Would you then say that,
Newton's law, "inversely proportional to the square of the distance between them", confirms what the poet said about "love": i.e. attraction when they're close and less attraction when they're apart?
I don't think you should say such a thing, I don't think such a claim would be true: they (i.e. the statements of the poet and of the physicist) are two different statements, describing different types of object and different types of behaviour.
Suppose the Buddha were to say that it's not wise to see the skhandhas as self. Suppose that statement were understood as saying that skhandhas are "not-self" or "empty of self". Suppose that "everything is interdependent and conditioned" were added, and that the statement were further revised so that now it says, "everything is empty of self"; and finally, just says "everything is empty".

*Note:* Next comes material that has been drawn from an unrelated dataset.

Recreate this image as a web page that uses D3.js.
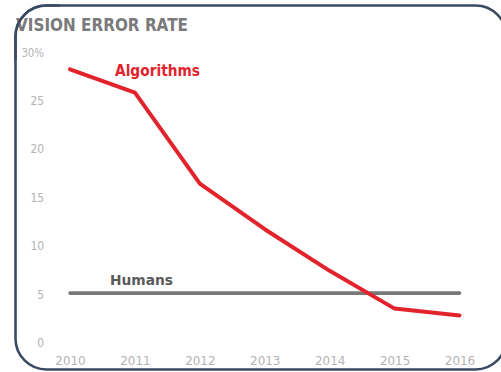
<!DOCTYPE html>
<html>
<head>
<meta charset="utf-8">
<script src="https://cdn.jsdelivr.net/npm/d3@7"></script>
<style>
  html, body { margin: 0; padding: 0; background: #fff; }
  svg { display: block; }
  .tick text { font-family: "DejaVu Sans", sans-serif; fill: #b3b3b3; font-size: 12.5px; }
</style>
</head>
<body>
<svg id="chart" width="501" height="372"></svg>
<script>
// Top-5 error rate on the image-recognition benchmark, percent
const years = [2010, 2011, 2012, 2013, 2014, 2015, 2016];
const algorithms = [28.2, 25.8, 16.4, 11.7, 7.4, 3.5, 2.8];
const humanYears = [2010, 2016];
const humans = [5.1, 5.1];
const yTicks = [0, 5, 10, 15, 20, 25, 30];
const yTickLabels = ["0", "5", "10", "15", "20", "25", "30%"];

const svg = d3.select("#chart");
const sans = '"DejaVu Sans", sans-serif';

const x = d3.scaleLinear().domain([2010, 2016]).range([70, 459.5]);
const y = d3.scaleLinear().domain([0, 30]).range([342.5, 52]);

// Narrow the digits so the labels read as a condensed face
const squeeze = (sel, perDigit) => sel.selectAll(".tick text")
  .attr("textLength", function () {
    const t = this.textContent;
    return t.replace("%", "").length * perDigit + (t.includes("%") ? 9 : 0);
  })
  .attr("lengthAdjust", "spacingAndGlyphs");

// Card frame (its right edge runs just past the view)
svg.append("rect")
  .attr("x", 15.5).attr("y", 5.5)
  .attr("width", 491).attr("height", 364)
  .attr("rx", 31).attr("ry", 31)
  .attr("fill", "#fff")
  .attr("stroke", "#3b4a63")
  .attr("stroke-width", 2.6);

// Title (partly tucked under the frame on the left)
svg.append("text")
  .attr("x", 16).attr("y", 30.5)
  .attr("font-family", sans)
  .attr("font-weight", "bold")
  .attr("font-size", 17)
  .attr("fill", "#7a7a7a")
  .attr("textLength", 172)
  .attr("lengthAdjust", "spacingAndGlyphs")
  .text("VISION ERROR RATE");

// Redraw the left edge of the frame over the title
svg.append("path")
  .attr("d", "M15.5,60 L15.5,36.5 A31,31 0 0 1 46.5,5.5 L60,5.5")
  .attr("fill", "none")
  .attr("stroke", "#3b4a63")
  .attr("stroke-width", 2.6);

// Axes: labels only
const yAxis = d3.axisLeft(y)
  .tickValues(yTicks)
  .tickFormat((d, i) => yTickLabels[i])
  .tickSize(0).tickPadding(1);
svg.append("g").attr("transform", "translate(45,0)").call(yAxis)
  .call(g => g.select(".domain").remove())
  .call(g => squeeze(g, 6.8));

const xAxis = d3.axisBottom(x)
  .tickValues(years)
  .tickFormat(d3.format("d"))
  .tickSize(0).tickPadding(6.5);
svg.append("g").attr("transform", "translate(0,350)").call(xAxis)
  .call(g => g.select(".domain").remove())
  .call(g => squeeze(g, 7.6));

const line = d3.line().x(d => x(d[0])).y(d => y(d[1]));

// Human benchmark
svg.append("path")
  .datum(humanYears.map((yr, i) => [yr, humans[i]]))
  .attr("d", line)
  .attr("fill", "none")
  .attr("stroke", "#787878")
  .attr("stroke-width", 3.6)
  .attr("stroke-linecap", "round");

svg.append("text")
  .attr("x", 110).attr("y", 285)
  .attr("font-family", sans)
  .attr("font-weight", "bold")
  .attr("font-size", 14)
  .attr("fill", "#5a5a5a")
  .attr("textLength", 63)
  .attr("lengthAdjust", "spacingAndGlyphs")
  .text("Humans");

// Algorithm error rate
svg.append("path")
  .datum(years.map((yr, i) => [yr, algorithms[i]]))
  .attr("d", line)
  .attr("fill", "none")
  .attr("stroke", "#e2232c")
  .attr("stroke-width", 4)
  .attr("stroke-linecap", "round")
  .attr("stroke-linejoin", "round");

svg.append("text")
  .attr("x", 115).attr("y", 76)
  .attr("font-family", sans)
  .attr("font-weight", "bold")
  .attr("font-size", 15)
  .attr("fill", "#e2232c")
  .attr("textLength", 85)
  .attr("lengthAdjust", "spacingAndGlyphs")
  .text("Algorithms");
</script>
</body>
</html>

Suppose your car were to become empty of fuel; or your bank account, empty of money; or your cup, empty of water. Would you say, "This confirms what the Buddha said: everything is indeed empty"?
Suppose science were to discover that strong nuclear radiation can penetrate through brick and other matter. The fact that it can be penetrated by radiation shows that apparently-solid matter is mostly empty. Again, would you say, "This confirms what the Buddha said: everything is indeed empty"?
I don't think you should: they're different statements describing different types of object and different types of behaviour, based on different types of observation, and making different predictions.
The above is the bulk of my answer, but I have a few small points left to clarify at the end:
On the subject of "this reminds me", this reminds me of the few paragraphs in Zen and the Art of Motorcycle Maintenance which begin ...
Aristotle fouled up what Phædrus wanted to say by placing rhetoric in an outrageously minor category in his hierarchic order of things. It was a branch of Practical Science, a kind of shirttail relation to the other category, Theoretical Science, which Aristotle was mainly involved in. As a branch of Practical Science it was isolated from any concern with Truth or Good or Beauty, except as devices to throw into an argument. Thus Quality, in Aristotle’s system, is totally divorced from rhetoric. This contempt for rhetoric, combined with Aristotle’s own atrocious quality of rhetoric, so completely alienated Phædrus he couldn’t read anything Aristotle said without seeking ways to despise it and attack it.
... and end with ...
Phædrus guessed that Aristotle’s diminution of dialectic, from Plato’s sole method of arriving at truth to a "counterpart of rhetoric," might be as infuriating to modern Platonists as it would have been to Plato. Since the Professor of Philosophy didn’t know what Phædrus’ "position" was, this was what was making him edgy. He might be afraid that Phædrus the Platonist was going to jump him. If so, he certainly had nothing to worry about. Phædrus wasn’t insulted that dialectic had been brought down to the level of rhetoric. He was outraged that rhetoric had been brought down to the level of dialectic. Such was the confusion at the time.
Similarly, equating Buddhism with Physics seems to me mistaken.